We, as the Designer Interviews ("DI") had the distinct pleasure and opportunity to interview award-winning, most creative and innovative Paolo D'Arrigo ("PD").
I am a designer who explores the matter, appropriates it and gives it back to the world in the form of objects and furnishings. I was born in Rome in 1967. Design soon came into my life as an instinct and turned out in the most direct way, making me want to shape beloved and accurate objects. The practice of restoration and studies in sociology led me, later, to see in the profession of designer a faber of the relations between man, things and the world. I live design as an alchemy of nature and hi-tech. I practice form not as an aesthetic invention, but as the result of a process that is measured with the constraints of the material and pushes them further. I design with any material, wood and glass, metal and ceramic, contaminating them with technology. Each material is a map to follow, letting oneself be guided by its signs, following its implicit directions and revealing those that are possible and yet to be written. In this path, the know-how of the companies with which I work become a means and a boundary to explore and expand as much as possible. I pursue a beauty that communicates the unexpected. I do not plan to respond to a coded need. I start from common elements to reinvent gestures. Of every object I take care of the whole design, including communication.
Paolo D'Arrigo Designs
We are pleased to share with you original and innovative design work by Paolo D'Arrigo.
Paolo D'Arrigo Design - Coral Electric Radiator
Designer Interview of Paolo D'Arrigo:
DI: Could you please tell us more about your art and design background? What made you become an artist/designer? Have you always wanted to be a designer?
PD : My approach to design was natural, as a result of previous work experience and studies. I graduated in a technical institute and then I followed sociology at university, in the meantime I was already working in the world of entertainment and communication. All this, combined with a good manual dexterity, has flowed into the first works of self-made furniture
DI: Can you tell us more about your company / design studio?

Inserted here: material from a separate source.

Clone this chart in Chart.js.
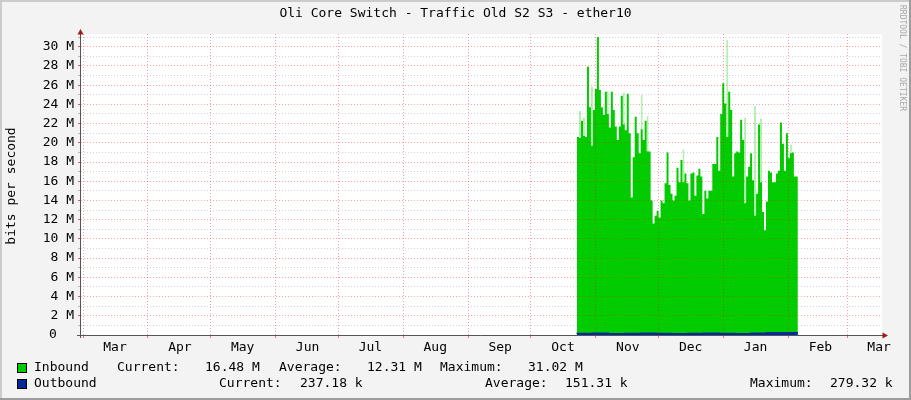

PD : my studio is in Rome, in a picturesque courtyard that has become one of the most interesting creative hubs in the city. In addition to my collaborators, I work in synergy with professionals from various sectors around the design business, to cover all the needs of companies that rely on me for product design and creative direction.
DI: What is "design" for you?
PD : This is a question that could be answered with a flood of words, but I prefer to use a single phrase, which, today more than ever, I find particularly apt: for me, design should be the ethics of industrial production.
DI: What kinds of works do you like designing most?
PD : Everything can be, indeed should be designed, I have no particular preference, but I certainly love working with natural materials.
DI: What is your most favorite design, could you please tell more about it?
PD : I have many projects that I am fond of, I don't have a "favorite", but I am definitely satisfied with this latest product, Coral radiators, because I experimented for the first time with parametric design (AAD-Algorithm Aided Design) to find an innovative technical solution and aesthetic.
DI: What was the first thing you designed for a company?
PD : A bookmark, in 1996, for Progetti Srl, a company of accessories and complements by Bernini, a great family in the history of Italian design.
DI: What is your favorite material / platform / technology?
PD : As mentioned, I prefer to work with natural materials, in close contact with artisans and small companies, especially for self-productions, but in over 25 years of activity I have acquired a good experience on virtually all materials and production techniques.
DI: When do you feel the most creative?
PD : There is no particular time of day, perhaps early in the morning, in dormancy, some insights appear.
DI: Which aspects of a design do you focus more during designing?
PD : Before aesthetics, I try to develop my design process on the characteristics of functionality, innovation, sustainability, material consistency and technological research. I love materials, especially natural materials, but I am also strongly stimulated by technological innovations.
DI: What kind of emotions do you feel when you design?
PD : Design is my passion, a way of being, so it generates a wide range of emotions for me, from depression to euphoria.
DI: What kind of emotions do you feel when your designs are realized?
PD : Euphoria.
DI: What makes a design successful?
PD : If there was a one-size-fits-all answer to this question, there would be no designers.... The success of a product is an alchemy based on countless factors, in general it is determined by the balance, between concept and production quality, between narrative and utility. The success of a product must always be shared between designer and company, there may be a great design, but that will not be successful if the company is not structured, just as there may be a company with great production capabilities, but it will not produce successful products if it has not collaborated with capable designers.
DI: When judging a design as good or bad, which aspects do you consider first?
PD : The balance indeed.
DI: From your point of view, what are the responsibilities of a designer for society and environment?
PD : I am honestly wary of those who think that design alone can save the world, but it can certainly concretely help improve it.
DI: How do you think the "design field" is evolving? What is the future of design?
PD : For me, design is also an interpretation of society and its evolution/involution, so from this perspective it will be conditioned but at the same time an architect of the future social system. Right now it seems to me that we are witnessing a dichotomy, on the one hand there is a trend back toward local design, based on the typical craft production systems of specific areas, often related to specific materials, and on the other hand the advent of the metaverse is generating new approaches and new possibilities for the application of design thinking.